Nel 1946 l’Italia fu condotta a un doppio appuntamento: a. il referendum istituzionale, per scegliere fra monarchia e Repubblica; b. l’elezione dell’Assemblea Costituente, che a partire da quel verdetto popolare avrebbe dovuto scrivere la Costituzione. La Repubblica nata allora, e la Costituzione entrata in vigore nel 1948, ebbero alterne vicende, nel complesso cambiarono il volto d’Italia, rendendoci ricchi e forti, ma sono state abbattute fra il 1992 e il 1994. Da quelle ceneri nacque uno sgorbio denominato “seconda Repubblica”, di cui ancora subiamo la radiazione prematuramente fossile. Di far nascere la terza non è aria. Non si trovano genitori all’altezza. Ebbene: ridiamo la parola al popolo. Convochiamo referendum d’indirizzo: a. elezione diretta e presidenzialismo; b. più poteri esecutivi al capo del governo e al governo stesso; c. riordino delle autonomie con cancellazione delle provincie e accorpamento delle regioni; d. tetto alla pressione fiscale e alla spesa pubblica. Contemporaneamente eleggiamo l’Assemblea delegata a riscrivere la Costituzione, ovviamente sulla base di quegli indirizzi.

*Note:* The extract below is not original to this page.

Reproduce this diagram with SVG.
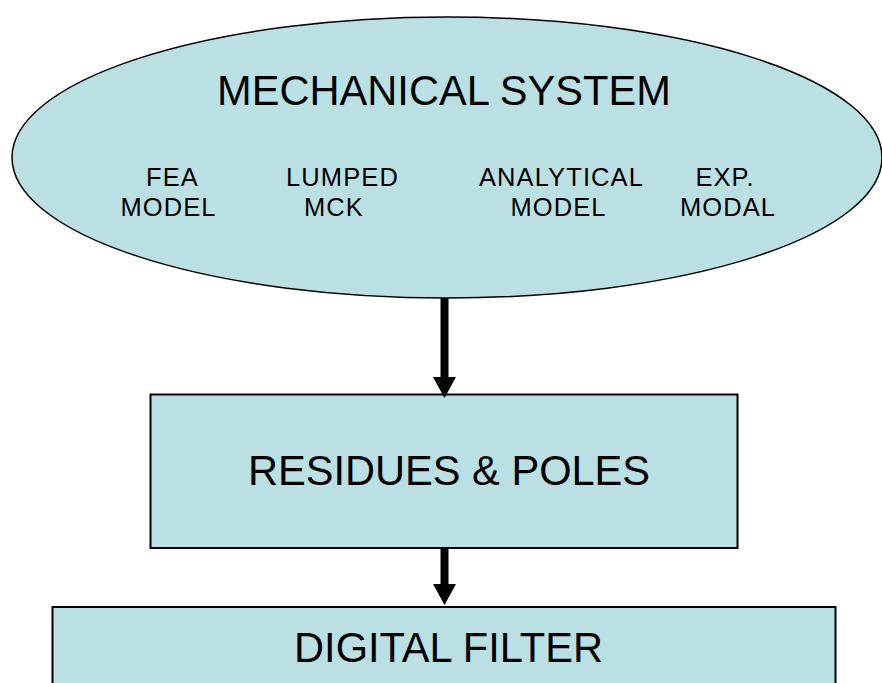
<svg xmlns="http://www.w3.org/2000/svg" width="882" height="683" viewBox="0 0 882 683">
<style>
.shape{fill:#BBE0E3;stroke:#000;}
.big{font-family:"Liberation Sans",Arial,sans-serif;font-size:41.6px;fill:#000;text-anchor:middle;}
.small{font-family:"Liberation Sans",Arial,sans-serif;font-size:25.5px;letter-spacing:1.1px;fill:#000;text-anchor:middle;}
.conn{stroke:#000;stroke-width:8;fill:none;}
</style>
<defs>
<marker id="ah" viewBox="0 0 21 23" refX="0" refY="11.5" markerWidth="21" markerHeight="23" markerUnits="userSpaceOnUse" orient="auto">
<path d="M0,0 L21,11.5 L0,23 z" fill="#000"/>
</marker>
</defs>
<rect width="882" height="683" fill="#fff"/>
<g id="mechanical-system">
<ellipse class="shape" cx="447" cy="157.5" rx="435" ry="140.5" stroke-width="1.5"/>
<text class="big" x="444" y="104.5">MECHANICAL SYSTEM</text>
<text class="small" x="172.5" y="186">FEA</text>
<text class="small" x="168.5" y="216">MODEL</text>
<text class="small" x="342.5" y="186">LUMPED</text>
<text class="small" x="334" y="216">MCK</text>
<text class="small" x="561.5" y="186">ANALYTICAL</text>
<text class="small" x="558.5" y="216">MODEL</text>
<text class="small" x="725" y="186">EXP.</text>
<text class="small" x="728" y="216">MODAL</text>
</g>
<g id="residues-poles">
<rect class="shape" x="150.5" y="394.5" width="587" height="153.5" stroke-width="2"/>
<text class="big" x="449" y="485">RESIDUES &amp; POLES</text>
</g>
<g id="digital-filter">
<rect class="shape" x="52.5" y="607" width="783" height="100" stroke-width="2"/>
<text class="big" x="448.5" y="662">DIGITAL FILTER</text>
</g>
<g id="connectors">
<line class="conn" x1="444.5" y1="298" x2="444.5" y2="377" marker-end="url(#ah)"/>
<line class="conn" x1="444.5" y1="548" x2="444.5" y2="584" marker-end="url(#ah)"/>
</g>
</svg>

Su ciascuno di quei punti ci sono ragioni che militano per il consenso, come per il dissenso. Ciascuno divide trasversalmente schieramenti tanto faziosi quanto vuoti. Siccome la classe dirigente non è in grado di decidere, la parola torni al popolo. Sessantasette anni fa eravamo vinti, distrutti e affamati. Riuscimmo a ripartire (anche perché Yalta ci aveva messo dalla parte fortunata del mondo). Sessantasette anni dopo siamo ricchi, ma spaventati, tremuli, viziati. Possiamo rimettere in moto l’Italia. Con orgoglio e con il coraggio che ci deve venire dal sapere che se restiamo inerti ne usciamo massacrati.
Per questo avrei fatto volare le Frecce, perché l’Italia si riprende alla grande se riesce a guardare in alto. Mentre marcisce se continua a gradarsi le parti basse.